### What the task asks
Pick out each line containing the string "that".
^^^^^^^^^^^^^^^^
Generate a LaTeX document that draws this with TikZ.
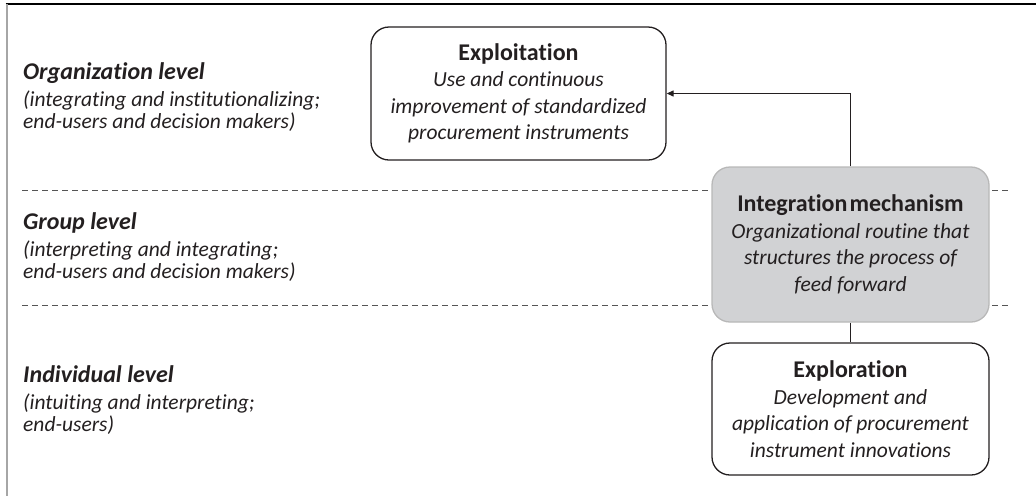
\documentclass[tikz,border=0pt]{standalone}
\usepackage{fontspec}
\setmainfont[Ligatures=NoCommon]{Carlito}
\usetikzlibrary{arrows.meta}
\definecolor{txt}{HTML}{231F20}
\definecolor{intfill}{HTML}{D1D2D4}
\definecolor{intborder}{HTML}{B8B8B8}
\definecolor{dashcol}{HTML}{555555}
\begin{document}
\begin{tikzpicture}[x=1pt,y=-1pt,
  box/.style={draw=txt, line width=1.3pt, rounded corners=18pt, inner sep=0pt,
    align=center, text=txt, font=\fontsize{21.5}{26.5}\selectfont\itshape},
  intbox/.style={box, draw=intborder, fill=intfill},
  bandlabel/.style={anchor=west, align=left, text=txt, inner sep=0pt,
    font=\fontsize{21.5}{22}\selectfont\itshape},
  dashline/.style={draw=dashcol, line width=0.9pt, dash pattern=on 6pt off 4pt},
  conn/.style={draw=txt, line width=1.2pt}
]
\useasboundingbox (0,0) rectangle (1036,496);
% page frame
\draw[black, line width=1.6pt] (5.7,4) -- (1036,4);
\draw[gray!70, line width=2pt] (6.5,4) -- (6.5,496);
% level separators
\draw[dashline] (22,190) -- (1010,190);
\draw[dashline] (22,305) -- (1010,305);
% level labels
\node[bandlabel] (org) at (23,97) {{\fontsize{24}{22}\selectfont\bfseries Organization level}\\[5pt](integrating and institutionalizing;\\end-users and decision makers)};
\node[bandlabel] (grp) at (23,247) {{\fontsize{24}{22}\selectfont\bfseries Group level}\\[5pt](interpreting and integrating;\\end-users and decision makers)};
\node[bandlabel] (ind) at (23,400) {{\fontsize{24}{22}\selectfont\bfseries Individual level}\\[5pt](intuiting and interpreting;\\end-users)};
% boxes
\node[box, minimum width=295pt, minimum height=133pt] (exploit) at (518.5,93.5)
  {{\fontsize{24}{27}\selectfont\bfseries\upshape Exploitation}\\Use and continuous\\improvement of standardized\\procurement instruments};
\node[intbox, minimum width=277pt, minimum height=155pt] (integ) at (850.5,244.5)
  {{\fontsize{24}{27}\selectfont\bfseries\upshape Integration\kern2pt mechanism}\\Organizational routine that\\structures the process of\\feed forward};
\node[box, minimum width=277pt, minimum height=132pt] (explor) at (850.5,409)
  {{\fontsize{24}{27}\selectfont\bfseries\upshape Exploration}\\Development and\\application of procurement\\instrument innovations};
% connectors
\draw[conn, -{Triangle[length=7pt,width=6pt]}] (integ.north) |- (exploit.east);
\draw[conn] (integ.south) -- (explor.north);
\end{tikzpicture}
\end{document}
^^^^^^^^^^^^^^^^
### Answer below
Generate a LaTeX document that draws this with TikZ.
  {{\fontsize{24}{27}\selectfont\bfseries\upshape Integration\kern2pt mechanism}\\Organizational routine that\\structures the process of\\feed forward};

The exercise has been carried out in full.